Since that time, the government has had an enormous amount of revenue at its disposal. It is revenue that initially was generated by the productivity surge built on the reform program of the previous Labor government—and carried forward, in some places, by the coalition—and more recently through the bounty of the mining boom. You would have thought that, in the 11 years it has had, the government would have seized the opportunity to use those proceeds to implement genuine tax reform. It had the opportunity to set out what it considered to be the ultimate tax system. It could have used the proceeds to march towards that goal. At least the Australian public would have known what was in the minds of the Prime Minister and the Treasurer and would have seen that destination getting closer and closer.
The government, though, for pretty base political reasons, declined that opportunity. It would have perhaps limited the capacity of the government to make tax cuts in areas which were of the greatest political benefit. That has been the constant driver of this government. Rather than introducing tax reform, the government has sought to harvest political benefit from targeting particular groups at particular times—usually much closer to elections—and giving them back some of the bracket creep that they have been paying because of the operation of inflation on the income tax brackets. They then say: ‘What jolly good fellows we are. We have given back some of the tax that we have taken from you. Now we deserve to be re-elected.’ The Australian people are well and truly awake to that caper. They are sick and tired of the ever-increasing complexity of the income tax system and the cynicism of the Howard government in providing tax cuts, but not tax reform, close to elections. This legislation, though in the intent expressed is mostly laudable, does surely fail the test of simplicity.
The member for Prospect has spoken eloquently on the second reading amendment. We are disappointed that this legislation does not take the opportunity to implement Labor policy that offshore banking units be included in this bill. We note that the Australian Bankers Association has expressed concern that this omission will weaken Australia’s attractiveness as a financial centre and we condemn the government for failing to embrace policies such as a flat and final 15 per cent withholding tax rate and the introduction of a managed funds tax regime, which would promote Australia as a financial services hub. I commend the member for Prospect for developing these policies and for being resolute in his determination to have them properly debated in this parliament. The relevant industries know the importance of these and they know that they pass a vital test—that is, to boost the productivity and competitiveness of Australian industry. A key criterion for any reform relating to the business tax system in Australia is that it should in some way or another boost productivity. And, in relation to the personal tax system, wherever possible rates should be reduced to ameliorate the incentive-crushing effects of the personal income tax system.
While we are on the issue of passing the test of boosting productivity or in some way increasing overall the prosperity of our great nation, I now take the ruler to that provision with which we do not agree—that is, that the definition of ‘family’ under the family trust system be broadened to include lineal descendants of family members. This would expand the definition of family to include any lineal descendant of a nephew, niece or child of the relevant individual, or that individual’s spouse. Obviously, this considerably expands the number of people who can receive distributions from family trusts.

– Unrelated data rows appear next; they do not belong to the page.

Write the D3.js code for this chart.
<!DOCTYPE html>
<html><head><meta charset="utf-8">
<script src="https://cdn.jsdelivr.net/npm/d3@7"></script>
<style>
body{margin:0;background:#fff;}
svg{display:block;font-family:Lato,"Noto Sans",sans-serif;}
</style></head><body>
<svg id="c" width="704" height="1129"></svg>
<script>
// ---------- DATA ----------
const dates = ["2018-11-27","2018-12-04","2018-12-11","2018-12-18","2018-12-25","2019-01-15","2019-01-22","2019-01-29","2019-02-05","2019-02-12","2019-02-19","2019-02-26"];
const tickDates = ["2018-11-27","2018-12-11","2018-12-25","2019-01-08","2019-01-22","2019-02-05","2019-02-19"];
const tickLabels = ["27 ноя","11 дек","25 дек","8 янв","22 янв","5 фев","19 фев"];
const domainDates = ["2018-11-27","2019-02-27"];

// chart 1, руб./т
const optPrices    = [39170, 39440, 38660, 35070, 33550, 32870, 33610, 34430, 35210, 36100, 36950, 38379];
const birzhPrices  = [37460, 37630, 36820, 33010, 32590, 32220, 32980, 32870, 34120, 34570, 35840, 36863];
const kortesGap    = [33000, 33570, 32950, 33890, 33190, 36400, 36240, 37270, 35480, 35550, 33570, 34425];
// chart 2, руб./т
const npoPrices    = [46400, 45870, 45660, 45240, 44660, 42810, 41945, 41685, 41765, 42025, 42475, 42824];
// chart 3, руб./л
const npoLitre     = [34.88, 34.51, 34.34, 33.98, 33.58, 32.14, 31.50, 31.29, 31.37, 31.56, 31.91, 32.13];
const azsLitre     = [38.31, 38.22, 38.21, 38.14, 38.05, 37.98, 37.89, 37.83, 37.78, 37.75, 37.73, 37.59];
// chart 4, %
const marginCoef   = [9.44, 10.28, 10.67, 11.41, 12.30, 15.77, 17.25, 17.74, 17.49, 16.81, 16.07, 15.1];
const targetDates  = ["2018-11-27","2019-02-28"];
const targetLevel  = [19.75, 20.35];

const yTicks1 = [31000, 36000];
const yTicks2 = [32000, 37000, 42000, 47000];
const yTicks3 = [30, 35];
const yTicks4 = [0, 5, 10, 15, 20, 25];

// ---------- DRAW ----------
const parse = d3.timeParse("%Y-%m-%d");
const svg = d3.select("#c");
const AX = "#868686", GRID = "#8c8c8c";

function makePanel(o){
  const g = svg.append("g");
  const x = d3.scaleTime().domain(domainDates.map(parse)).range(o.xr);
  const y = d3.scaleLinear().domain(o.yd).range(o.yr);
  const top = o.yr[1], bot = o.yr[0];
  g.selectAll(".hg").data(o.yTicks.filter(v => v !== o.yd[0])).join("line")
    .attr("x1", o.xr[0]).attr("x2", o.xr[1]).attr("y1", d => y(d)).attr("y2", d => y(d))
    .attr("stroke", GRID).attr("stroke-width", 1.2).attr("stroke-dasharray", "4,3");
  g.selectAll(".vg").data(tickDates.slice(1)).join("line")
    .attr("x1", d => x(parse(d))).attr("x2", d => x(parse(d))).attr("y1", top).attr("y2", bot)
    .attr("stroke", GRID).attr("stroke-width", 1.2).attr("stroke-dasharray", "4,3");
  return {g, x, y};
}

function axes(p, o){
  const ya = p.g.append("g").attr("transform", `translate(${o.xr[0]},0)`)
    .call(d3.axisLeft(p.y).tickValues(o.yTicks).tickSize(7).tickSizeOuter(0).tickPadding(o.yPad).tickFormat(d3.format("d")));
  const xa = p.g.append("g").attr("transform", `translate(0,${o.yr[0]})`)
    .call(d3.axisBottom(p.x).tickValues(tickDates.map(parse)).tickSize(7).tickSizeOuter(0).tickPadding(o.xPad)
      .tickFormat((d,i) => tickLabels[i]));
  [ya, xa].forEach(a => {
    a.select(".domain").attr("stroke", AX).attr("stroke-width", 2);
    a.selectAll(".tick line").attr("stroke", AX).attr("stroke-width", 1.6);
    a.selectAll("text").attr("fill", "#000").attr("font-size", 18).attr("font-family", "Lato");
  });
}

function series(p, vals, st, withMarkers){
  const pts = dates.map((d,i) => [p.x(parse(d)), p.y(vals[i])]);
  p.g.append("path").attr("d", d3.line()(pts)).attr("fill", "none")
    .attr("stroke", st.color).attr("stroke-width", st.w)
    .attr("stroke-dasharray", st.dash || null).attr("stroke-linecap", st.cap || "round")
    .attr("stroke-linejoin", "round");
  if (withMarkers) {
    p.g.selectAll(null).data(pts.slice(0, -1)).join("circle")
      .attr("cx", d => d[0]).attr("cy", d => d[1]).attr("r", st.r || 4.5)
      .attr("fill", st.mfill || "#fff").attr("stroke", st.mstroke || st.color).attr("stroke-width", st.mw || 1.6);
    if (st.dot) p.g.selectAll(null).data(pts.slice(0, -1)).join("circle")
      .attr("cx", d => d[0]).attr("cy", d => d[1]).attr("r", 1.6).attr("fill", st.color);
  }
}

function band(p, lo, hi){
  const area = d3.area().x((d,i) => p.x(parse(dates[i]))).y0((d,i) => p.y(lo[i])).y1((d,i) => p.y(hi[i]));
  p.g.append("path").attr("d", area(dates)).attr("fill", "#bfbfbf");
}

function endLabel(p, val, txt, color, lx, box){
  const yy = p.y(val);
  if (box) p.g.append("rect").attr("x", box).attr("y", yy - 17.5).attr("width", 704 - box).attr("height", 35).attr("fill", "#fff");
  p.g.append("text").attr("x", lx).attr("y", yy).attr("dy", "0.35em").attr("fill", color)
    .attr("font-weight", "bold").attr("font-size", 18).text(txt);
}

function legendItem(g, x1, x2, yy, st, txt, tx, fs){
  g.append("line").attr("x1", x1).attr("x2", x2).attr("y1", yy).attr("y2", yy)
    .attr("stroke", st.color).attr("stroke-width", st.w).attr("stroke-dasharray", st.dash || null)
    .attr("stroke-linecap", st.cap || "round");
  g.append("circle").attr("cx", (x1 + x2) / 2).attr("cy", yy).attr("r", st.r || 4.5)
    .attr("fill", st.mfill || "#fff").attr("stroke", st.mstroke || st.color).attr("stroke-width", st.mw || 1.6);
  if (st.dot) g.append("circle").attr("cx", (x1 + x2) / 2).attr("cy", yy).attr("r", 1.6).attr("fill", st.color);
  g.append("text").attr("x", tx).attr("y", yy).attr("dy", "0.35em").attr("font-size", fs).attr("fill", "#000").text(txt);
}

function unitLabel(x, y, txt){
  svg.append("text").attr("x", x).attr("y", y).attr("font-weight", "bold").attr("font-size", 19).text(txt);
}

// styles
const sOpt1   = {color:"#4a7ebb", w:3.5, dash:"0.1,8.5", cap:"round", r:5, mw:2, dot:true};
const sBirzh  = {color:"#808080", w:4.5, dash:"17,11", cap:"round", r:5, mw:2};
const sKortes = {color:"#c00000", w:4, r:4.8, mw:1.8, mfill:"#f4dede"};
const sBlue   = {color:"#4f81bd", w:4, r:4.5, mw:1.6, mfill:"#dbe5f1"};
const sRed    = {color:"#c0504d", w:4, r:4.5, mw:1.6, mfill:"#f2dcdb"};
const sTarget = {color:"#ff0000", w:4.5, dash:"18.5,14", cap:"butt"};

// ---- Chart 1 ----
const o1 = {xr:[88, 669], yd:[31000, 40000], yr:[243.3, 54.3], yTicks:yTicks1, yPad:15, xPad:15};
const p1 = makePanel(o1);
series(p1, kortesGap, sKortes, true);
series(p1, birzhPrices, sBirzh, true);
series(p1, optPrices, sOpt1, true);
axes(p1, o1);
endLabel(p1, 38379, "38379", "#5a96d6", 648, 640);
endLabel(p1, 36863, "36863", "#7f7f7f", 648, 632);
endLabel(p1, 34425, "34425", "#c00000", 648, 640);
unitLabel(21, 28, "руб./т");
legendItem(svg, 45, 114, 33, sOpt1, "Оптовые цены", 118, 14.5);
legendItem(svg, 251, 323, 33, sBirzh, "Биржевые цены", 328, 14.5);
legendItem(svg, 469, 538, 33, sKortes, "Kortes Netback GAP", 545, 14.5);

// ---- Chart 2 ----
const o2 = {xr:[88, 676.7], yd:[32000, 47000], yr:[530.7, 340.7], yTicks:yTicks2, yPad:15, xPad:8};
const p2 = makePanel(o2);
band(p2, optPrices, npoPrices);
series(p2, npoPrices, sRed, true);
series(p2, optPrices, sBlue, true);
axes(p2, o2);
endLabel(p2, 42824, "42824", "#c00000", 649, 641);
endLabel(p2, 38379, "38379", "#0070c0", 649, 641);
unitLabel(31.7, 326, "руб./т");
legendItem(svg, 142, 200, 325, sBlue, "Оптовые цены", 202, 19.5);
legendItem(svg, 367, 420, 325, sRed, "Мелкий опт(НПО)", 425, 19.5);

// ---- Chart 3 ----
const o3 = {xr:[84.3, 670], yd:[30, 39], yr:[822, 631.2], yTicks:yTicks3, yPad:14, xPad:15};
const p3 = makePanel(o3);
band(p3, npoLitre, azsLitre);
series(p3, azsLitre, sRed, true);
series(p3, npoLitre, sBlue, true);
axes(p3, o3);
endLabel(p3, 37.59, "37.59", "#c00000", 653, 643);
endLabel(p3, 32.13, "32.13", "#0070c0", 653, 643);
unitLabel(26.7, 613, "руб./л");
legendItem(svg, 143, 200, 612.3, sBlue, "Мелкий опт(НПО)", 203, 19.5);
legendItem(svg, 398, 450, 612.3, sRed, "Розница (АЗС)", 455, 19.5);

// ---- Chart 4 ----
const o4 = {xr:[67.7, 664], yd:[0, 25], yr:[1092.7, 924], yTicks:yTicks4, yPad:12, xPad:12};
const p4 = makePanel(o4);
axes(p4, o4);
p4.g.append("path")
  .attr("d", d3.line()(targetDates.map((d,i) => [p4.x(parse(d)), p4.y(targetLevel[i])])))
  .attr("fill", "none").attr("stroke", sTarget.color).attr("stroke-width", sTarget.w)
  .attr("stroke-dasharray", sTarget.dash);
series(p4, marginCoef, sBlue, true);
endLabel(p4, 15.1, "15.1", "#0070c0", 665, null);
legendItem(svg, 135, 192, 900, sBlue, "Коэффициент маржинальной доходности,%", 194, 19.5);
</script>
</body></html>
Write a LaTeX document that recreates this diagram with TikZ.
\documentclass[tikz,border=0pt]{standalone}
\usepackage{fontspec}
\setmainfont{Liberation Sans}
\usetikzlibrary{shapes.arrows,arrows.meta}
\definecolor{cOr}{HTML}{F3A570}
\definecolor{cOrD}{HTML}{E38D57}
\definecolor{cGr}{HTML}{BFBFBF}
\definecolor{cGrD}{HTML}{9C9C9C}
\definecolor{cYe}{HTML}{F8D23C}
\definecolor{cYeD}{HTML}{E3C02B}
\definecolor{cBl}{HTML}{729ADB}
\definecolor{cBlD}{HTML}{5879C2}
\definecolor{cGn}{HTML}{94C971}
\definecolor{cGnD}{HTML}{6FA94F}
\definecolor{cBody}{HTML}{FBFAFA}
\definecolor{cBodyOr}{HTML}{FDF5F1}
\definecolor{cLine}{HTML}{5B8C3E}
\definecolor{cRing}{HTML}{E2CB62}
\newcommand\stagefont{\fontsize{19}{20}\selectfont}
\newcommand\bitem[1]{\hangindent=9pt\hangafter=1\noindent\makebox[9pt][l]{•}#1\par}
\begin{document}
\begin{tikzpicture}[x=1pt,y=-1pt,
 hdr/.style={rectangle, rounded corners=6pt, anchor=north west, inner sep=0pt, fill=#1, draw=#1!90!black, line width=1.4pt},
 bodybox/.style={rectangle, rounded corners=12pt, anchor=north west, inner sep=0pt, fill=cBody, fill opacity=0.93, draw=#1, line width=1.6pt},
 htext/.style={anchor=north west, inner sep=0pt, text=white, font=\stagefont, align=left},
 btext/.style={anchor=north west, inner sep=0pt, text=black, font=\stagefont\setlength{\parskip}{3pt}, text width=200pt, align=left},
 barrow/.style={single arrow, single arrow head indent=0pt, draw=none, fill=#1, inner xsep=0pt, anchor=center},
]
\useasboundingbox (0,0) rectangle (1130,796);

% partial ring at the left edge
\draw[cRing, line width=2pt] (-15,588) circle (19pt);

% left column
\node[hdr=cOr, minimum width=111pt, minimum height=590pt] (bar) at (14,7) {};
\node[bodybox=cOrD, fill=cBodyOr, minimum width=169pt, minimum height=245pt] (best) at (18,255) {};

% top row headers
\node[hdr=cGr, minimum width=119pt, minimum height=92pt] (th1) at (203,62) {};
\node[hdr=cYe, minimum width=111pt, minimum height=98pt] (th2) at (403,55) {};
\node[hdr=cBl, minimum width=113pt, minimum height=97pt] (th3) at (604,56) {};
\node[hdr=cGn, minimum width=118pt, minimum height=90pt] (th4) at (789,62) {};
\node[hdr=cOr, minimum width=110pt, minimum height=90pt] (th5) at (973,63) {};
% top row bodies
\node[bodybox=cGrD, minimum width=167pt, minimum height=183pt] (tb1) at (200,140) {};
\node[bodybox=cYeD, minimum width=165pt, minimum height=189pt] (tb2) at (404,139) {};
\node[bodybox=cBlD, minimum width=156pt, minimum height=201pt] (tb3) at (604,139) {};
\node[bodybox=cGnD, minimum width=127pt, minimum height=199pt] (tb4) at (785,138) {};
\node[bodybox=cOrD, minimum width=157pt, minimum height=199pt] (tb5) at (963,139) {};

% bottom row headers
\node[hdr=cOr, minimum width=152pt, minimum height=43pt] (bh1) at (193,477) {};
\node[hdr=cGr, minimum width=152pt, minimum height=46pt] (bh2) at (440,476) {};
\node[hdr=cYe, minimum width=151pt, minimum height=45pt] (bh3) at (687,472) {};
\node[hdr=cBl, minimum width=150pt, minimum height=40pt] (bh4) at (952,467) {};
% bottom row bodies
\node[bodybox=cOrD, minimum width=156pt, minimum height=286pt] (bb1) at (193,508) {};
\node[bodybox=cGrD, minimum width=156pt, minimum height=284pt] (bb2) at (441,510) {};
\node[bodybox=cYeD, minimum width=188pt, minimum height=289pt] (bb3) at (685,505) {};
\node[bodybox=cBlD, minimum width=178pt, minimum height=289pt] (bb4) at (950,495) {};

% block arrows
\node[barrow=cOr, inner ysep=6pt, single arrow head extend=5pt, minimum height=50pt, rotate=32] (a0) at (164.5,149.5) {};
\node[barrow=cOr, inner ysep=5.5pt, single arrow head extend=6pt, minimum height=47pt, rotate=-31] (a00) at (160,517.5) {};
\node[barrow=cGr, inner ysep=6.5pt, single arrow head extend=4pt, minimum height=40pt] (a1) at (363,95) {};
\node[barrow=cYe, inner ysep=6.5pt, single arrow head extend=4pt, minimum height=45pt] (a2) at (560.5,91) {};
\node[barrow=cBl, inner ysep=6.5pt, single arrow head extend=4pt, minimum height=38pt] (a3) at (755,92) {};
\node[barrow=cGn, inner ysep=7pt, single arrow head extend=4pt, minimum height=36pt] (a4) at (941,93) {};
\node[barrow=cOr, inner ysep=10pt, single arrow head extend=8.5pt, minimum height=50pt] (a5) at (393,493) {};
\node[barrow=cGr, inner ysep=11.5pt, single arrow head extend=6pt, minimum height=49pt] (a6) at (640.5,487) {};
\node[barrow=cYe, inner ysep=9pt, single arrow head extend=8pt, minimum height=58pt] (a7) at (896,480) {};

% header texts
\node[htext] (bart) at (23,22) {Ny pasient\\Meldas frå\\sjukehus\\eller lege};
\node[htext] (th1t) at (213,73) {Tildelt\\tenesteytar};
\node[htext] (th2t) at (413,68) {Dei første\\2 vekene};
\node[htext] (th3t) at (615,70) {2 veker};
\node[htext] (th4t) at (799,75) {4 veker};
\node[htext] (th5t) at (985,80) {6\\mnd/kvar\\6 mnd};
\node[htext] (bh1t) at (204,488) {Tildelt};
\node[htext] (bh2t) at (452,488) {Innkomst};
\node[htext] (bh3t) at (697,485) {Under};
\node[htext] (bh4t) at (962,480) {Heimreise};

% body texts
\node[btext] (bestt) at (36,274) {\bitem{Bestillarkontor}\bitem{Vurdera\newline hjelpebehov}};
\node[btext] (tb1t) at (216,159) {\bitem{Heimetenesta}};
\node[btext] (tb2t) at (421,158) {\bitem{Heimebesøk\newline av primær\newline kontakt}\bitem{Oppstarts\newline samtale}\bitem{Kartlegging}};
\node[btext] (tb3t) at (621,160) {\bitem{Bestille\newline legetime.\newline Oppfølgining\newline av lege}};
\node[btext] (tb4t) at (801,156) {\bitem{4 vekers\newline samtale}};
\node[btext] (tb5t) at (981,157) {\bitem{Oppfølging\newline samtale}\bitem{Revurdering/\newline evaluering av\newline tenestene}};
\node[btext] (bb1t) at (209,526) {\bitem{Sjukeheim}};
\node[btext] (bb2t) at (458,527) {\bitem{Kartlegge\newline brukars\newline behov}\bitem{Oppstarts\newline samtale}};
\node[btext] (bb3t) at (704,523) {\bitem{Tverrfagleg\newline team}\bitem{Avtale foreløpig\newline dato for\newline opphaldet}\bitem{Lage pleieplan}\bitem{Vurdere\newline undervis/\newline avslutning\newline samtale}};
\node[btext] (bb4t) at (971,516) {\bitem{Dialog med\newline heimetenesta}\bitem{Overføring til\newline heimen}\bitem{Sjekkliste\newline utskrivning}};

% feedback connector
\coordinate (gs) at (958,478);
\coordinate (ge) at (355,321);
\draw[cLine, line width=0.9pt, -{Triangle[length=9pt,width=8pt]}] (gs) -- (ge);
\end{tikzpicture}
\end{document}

The amount involved—$8 million per year—is substantial. With $8 million a year you could do a lot towards the overall exercise of the tax reforms that have been proposed by the member for Prospect, just by way of example. I would be fascinated to hear from the minister how he considers this to be good for the nation as a whole. Obviously, it would be good for the beneficiaries of family trusts. We are, in this case, putting our money where our mouth is. We do not think that this is a priority and therefore think that the money could be better spent elsewhere. As a consequence, we are moving a substantive amendment to remove this particular provision from the bill.
Around the year 2000, following the Ralph Review of Business Taxation, the government announced that it was going to implement recommendations of the Ralph review relating not only to the alienation of personal services income but to changes to the taxation laws as they related to trusts. Indeed, I remember that I was sitting in the chair now occupied by the member for Gorton. The then Leader of the Opposition, the member for Hotham, was sitting in the chair next to him and the Treasurer was sitting in the chair opposite, now occupied by the member for Aston. Over the table there was a conversation in which basically the Treasurer put the proposition that Labor agree to a reduction in the corporate tax rate from 36 per cent to 30 per cent on the condition that it was revenue neutral. He asked whether we would, and we said that, so long as the government proceeded with measures dealing with the alienation of personal services income and with trusts—as announced by the government—that would be fine by us.
Just to be sure—because you do need to be sure with the Treasurer—we sought that commitment in writing. By the end of the day, the commitment was provided in writing, signed by the Treasurer and soon thereafter completely repudiated by him with no apology or explanation other than that he either rolled himself or got rolled in the cabinet room. I remembered the then member for New England, Stuart St Sinclair, had led the charge, and the Treasurer of the country got knocked over by the member for New England on this matter. It is now history that the company income tax rate was cut from 36 to 30 per cent—we still support that—but, shamelessly, the Treasurer reneged not only on an undertaking given across the table but on a signed undertaking.
This measure before us tonight goes even further. It does not by any standard pass the test of improving productivity and improving the overall prosperity of the nation. It is good for one small group. We believe that there are higher priorities for changes to the tax system in this country, priorities that would in fact support our export industry and our growth industries. That is why we consider that the $8 million a year could be better spent elsewhere. It is for that reason that I have great pleasure in seconding the amendment. I commend the amendment to the House.